▸ **Given request**
Set down all of the data that follows word for word, without the images.

▸ **Data provided**
────────

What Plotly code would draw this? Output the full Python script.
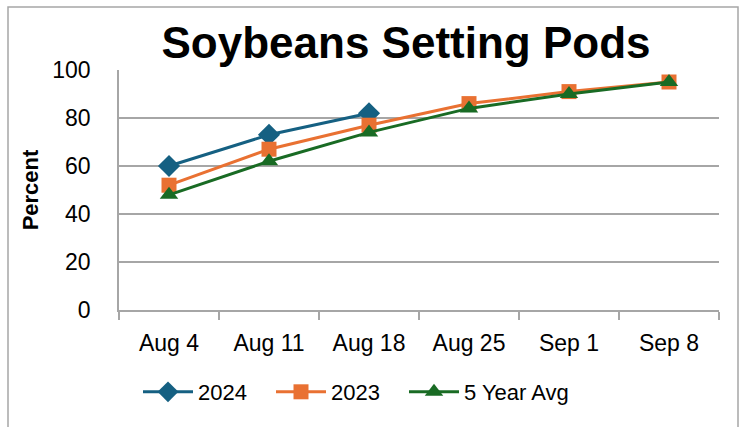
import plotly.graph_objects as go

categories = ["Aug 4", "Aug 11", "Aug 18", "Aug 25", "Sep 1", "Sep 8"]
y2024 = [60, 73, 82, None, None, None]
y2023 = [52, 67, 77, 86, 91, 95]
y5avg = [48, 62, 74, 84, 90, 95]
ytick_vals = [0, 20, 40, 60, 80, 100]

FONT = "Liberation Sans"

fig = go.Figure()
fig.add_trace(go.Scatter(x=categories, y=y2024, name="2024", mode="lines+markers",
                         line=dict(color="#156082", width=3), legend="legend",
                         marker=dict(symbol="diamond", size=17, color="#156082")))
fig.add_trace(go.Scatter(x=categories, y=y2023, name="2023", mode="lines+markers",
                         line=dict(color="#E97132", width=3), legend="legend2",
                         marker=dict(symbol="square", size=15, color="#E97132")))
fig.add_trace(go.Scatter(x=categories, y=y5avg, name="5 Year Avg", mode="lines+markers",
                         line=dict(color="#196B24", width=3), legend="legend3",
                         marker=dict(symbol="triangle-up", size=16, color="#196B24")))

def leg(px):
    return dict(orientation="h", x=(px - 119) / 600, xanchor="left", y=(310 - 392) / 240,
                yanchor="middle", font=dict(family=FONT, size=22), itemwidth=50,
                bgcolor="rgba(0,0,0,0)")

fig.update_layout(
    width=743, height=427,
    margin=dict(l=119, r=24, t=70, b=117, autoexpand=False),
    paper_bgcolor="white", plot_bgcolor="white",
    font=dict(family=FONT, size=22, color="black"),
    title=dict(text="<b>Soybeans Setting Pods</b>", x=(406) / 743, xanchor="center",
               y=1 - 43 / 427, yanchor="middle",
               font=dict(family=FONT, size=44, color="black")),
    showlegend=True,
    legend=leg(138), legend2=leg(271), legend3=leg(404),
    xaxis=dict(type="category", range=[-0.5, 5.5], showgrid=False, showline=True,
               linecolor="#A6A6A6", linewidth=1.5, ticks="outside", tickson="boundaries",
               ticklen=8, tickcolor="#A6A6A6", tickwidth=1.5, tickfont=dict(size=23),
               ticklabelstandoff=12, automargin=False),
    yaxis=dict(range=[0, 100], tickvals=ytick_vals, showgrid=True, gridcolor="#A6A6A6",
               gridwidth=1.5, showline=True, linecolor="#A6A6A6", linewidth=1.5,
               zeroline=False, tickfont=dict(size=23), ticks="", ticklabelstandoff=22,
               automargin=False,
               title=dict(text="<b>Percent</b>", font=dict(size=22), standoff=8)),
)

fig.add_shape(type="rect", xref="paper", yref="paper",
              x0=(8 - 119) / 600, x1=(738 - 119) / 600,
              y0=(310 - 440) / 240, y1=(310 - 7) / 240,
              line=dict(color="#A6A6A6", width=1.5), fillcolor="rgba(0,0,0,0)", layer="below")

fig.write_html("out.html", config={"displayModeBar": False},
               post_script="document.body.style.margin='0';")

────────

▸ **Complete response**
What Plotly code would draw this? Output the full Python script.
import plotly.graph_objects as go

categories = ["Aug 4", "Aug 11", "Aug 18", "Aug 25", "Sep 1", "Sep 8"]
y2024 = [60, 73, 82, None, None, None]
y2023 = [52, 67, 77, 86, 91, 95]
y5avg = [48, 62, 74, 84, 90, 95]
ytick_vals = [0, 20, 40, 60, 80, 100]

FONT = "Liberation Sans"

fig = go.Figure()
fig.add_trace(go.Scatter(x=categories, y=y2024, name="2024", mode="lines+markers",
                         line=dict(color="#156082", width=3), legend="legend",
                         marker=dict(symbol="diamond", size=17, color="#156082")))
fig.add_trace(go.Scatter(x=categories, y=y2023, name="2023", mode="lines+markers",
                         line=dict(color="#E97132", width=3), legend="legend2",
                         marker=dict(symbol="square", size=15, color="#E97132")))
fig.add_trace(go.Scatter(x=categories, y=y5avg, name="5 Year Avg", mode="lines+markers",
                         line=dict(color="#196B24", width=3), legend="legend3",
                         marker=dict(symbol="triangle-up", size=16, color="#196B24")))

def leg(px):
    return dict(orientation="h", x=(px - 119) / 600, xanchor="left", y=(310 - 392) / 240,
                yanchor="middle", font=dict(family=FONT, size=22), itemwidth=50,
                bgcolor="rgba(0,0,0,0)")

fig.update_layout(
    width=743, height=427,
    margin=dict(l=119, r=24, t=70, b=117, autoexpand=False),
    paper_bgcolor="white", plot_bgcolor="white",
    font=dict(family=FONT, size=22, color="black"),
    title=dict(text="<b>Soybeans Setting Pods</b>", x=(406) / 743, xanchor="center",
               y=1 - 43 / 427, yanchor="middle",
               font=dict(family=FONT, size=44, color="black")),
    showlegend=True,
    legend=leg(138), legend2=leg(271), legend3=leg(404),
    xaxis=dict(type="category", range=[-0.5, 5.5], showgrid=False, showline=True,
               linecolor="#A6A6A6", linewidth=1.5, ticks="outside", tickson="boundaries",
               ticklen=8, tickcolor="#A6A6A6", tickwidth=1.5, tickfont=dict(size=23),
               ticklabelstandoff=12, automargin=False),
    yaxis=dict(range=[0, 100], tickvals=ytick_vals, showgrid=True, gridcolor="#A6A6A6",
               gridwidth=1.5, showline=True, linecolor="#A6A6A6", linewidth=1.5,
               zeroline=False, tickfont=dict(size=23), ticks="", ticklabelstandoff=22,
               automargin=False,
               title=dict(text="<b>Percent</b>", font=dict(size=22), standoff=8)),
)

fig.add_shape(type="rect", xref="paper", yref="paper",
              x0=(8 - 119) / 600, x1=(738 - 119) / 600,
              y0=(310 - 440) / 240, y1=(310 - 7) / 240,
              line=dict(color="#A6A6A6", width=1.5), fillcolor="rgba(0,0,0,0)", layer="below")

fig.write_html("out.html", config={"displayModeBar": False},
               post_script="document.body.style.margin='0';")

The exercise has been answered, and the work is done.